Sometimes this gets tiring. I’m getting a bit sick of showing that bad consequences, entirely foreseeable (and possibly planned) and predicted, are coming to fruition — and the power-brokers in Washington have the gall to actually act appaled?

The great mystery surrounding the historic health care bill is how the corporations that provide coverage for most Americans — coverage they know and prize — will react to the new law’s radically different regime of subsidies, penalties, and taxes. Now, we’re getting a remarkable inside look at the options AT&T, Deere, and other big companies are weighing to deal with the new legislation.

Internal documents recently reviewed by Fortune, originally requested by Congress, show what the bill’s critics predicted, and what its champions dreaded: many large companies are examining a course that was heretofore unthinkable, dumping the health care coverage they provide to their workers in exchange for paying penalty fees to the government.

Of course, the pols in Washington didn’t want this to come to light too quickly:

In the days after President Obama signed the bill on March 24, a number of companies announced big write downs due to some fiscal changes it ushered in. The legislation eliminated a company’s right to deduct the federal retiree drug-benefit subsidy from their corporate taxes. That reduced projected revenue. As a result, AT&T (T, Fortune 500) and Verizon (VZ, Fortune 500) took well-publicized charges of around $1 billion.
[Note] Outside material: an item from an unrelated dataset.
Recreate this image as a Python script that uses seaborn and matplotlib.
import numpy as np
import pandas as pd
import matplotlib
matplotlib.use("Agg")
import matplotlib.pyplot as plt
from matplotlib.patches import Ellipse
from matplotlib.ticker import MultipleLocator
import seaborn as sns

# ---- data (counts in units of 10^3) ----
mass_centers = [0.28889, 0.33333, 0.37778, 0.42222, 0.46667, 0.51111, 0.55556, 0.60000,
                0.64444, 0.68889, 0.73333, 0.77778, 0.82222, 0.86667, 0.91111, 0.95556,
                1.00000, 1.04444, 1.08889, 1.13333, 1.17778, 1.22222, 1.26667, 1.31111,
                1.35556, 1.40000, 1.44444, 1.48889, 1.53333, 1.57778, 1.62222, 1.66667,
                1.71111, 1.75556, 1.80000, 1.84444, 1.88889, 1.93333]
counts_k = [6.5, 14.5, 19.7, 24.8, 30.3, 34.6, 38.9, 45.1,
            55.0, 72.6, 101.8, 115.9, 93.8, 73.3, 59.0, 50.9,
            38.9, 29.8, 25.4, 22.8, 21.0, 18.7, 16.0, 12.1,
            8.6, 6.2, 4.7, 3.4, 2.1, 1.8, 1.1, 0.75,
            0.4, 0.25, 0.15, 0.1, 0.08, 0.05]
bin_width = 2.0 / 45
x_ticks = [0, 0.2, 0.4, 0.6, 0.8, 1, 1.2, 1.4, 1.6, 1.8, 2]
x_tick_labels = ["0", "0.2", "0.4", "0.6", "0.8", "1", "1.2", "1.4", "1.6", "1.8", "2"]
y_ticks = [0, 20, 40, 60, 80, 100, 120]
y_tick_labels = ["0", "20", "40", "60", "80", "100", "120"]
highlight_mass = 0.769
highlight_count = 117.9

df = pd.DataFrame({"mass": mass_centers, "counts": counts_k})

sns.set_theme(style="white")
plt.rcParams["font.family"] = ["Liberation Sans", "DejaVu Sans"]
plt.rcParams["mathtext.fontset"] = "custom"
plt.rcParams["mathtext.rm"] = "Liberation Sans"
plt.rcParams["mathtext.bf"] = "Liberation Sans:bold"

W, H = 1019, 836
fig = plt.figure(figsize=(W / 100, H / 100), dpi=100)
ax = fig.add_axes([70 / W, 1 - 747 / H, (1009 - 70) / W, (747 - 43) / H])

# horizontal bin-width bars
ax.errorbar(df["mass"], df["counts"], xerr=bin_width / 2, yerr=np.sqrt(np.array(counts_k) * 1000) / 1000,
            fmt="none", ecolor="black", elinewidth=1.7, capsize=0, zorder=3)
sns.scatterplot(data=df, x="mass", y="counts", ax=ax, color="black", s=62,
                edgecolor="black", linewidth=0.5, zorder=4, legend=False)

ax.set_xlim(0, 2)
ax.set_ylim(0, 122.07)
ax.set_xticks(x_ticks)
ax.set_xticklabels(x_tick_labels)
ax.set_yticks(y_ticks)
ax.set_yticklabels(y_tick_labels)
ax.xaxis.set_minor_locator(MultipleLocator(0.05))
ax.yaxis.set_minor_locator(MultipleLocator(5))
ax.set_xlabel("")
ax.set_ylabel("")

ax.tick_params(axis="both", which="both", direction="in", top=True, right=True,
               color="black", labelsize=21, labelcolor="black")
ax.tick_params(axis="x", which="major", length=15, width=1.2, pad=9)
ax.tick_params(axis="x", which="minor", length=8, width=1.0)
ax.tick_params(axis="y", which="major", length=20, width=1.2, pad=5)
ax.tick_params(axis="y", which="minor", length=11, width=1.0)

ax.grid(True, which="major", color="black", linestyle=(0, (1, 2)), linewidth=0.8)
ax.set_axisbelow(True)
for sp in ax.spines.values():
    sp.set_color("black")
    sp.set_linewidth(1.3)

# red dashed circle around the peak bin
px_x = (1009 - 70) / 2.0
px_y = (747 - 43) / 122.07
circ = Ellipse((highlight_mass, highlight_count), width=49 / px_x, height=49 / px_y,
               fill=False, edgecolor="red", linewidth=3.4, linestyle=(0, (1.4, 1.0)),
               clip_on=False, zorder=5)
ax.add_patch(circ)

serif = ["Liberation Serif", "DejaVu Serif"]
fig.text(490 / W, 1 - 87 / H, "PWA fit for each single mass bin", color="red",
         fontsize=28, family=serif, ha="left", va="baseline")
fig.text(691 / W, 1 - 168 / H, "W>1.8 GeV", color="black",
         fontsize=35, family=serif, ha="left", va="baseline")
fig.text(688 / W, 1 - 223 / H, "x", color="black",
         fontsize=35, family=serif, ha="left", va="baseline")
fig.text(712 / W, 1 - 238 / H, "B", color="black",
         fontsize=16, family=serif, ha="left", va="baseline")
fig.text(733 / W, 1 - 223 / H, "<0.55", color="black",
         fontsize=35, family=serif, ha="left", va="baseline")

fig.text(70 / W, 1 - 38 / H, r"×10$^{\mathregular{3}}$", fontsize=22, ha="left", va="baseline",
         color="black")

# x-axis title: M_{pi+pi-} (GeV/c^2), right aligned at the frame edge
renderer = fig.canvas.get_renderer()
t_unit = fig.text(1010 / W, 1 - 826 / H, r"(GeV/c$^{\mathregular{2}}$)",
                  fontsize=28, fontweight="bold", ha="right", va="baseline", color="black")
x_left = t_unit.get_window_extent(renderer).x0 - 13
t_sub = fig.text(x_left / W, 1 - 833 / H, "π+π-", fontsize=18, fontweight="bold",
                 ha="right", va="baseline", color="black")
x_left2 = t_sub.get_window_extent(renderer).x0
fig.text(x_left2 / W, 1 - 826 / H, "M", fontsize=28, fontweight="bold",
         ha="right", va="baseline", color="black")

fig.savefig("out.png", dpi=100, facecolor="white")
The request yielded 1,100 pages of documents from four major employers: AT&T, Verizon, Caterpillar and Deere (DE, Fortune 500). No sooner did the Democrats on the Energy Committee read them than they abruptly cancelled the hearings. On April 14, the Committee’s majority staff issued a memo stating that the write downs were “proper and in accordance with SEC rules.” The committee also stated that the memos took a generally sunny view of the new legislation. The documents, said the Democrats’ memo, show that “the overall impact of health reform on large employers could be beneficial.”

Nowhere in the five-page report did the majority staff mention that not one, but all four companies, were weighing the costs and benefits of dropping their coverage.

An optimist — or a rube — would suggest that this is an unintended consequence of the legislation. That, after all, all of their cost estimates were based on employers largely keeping their employees on their own plans. And, after all, this bill was but a small move to cover those who were uncovered, not an attempt to overtake the American health care system in toto. That’s what they said, right?

Many said that the goal of the legislators was to get employers to toss their employees onto the exchanges, but it was denied. So why is it that rather than string these employers up in front of Congress, vilifying them for being uncaring profit-whores who would throw their employees on the hands of the government exchanges, Waxman swept this under the rug and canceled the hearings?

Could it be that these discussions weren’t the unplanned, unintended consequences of the legislation? That maybe this really was the intent?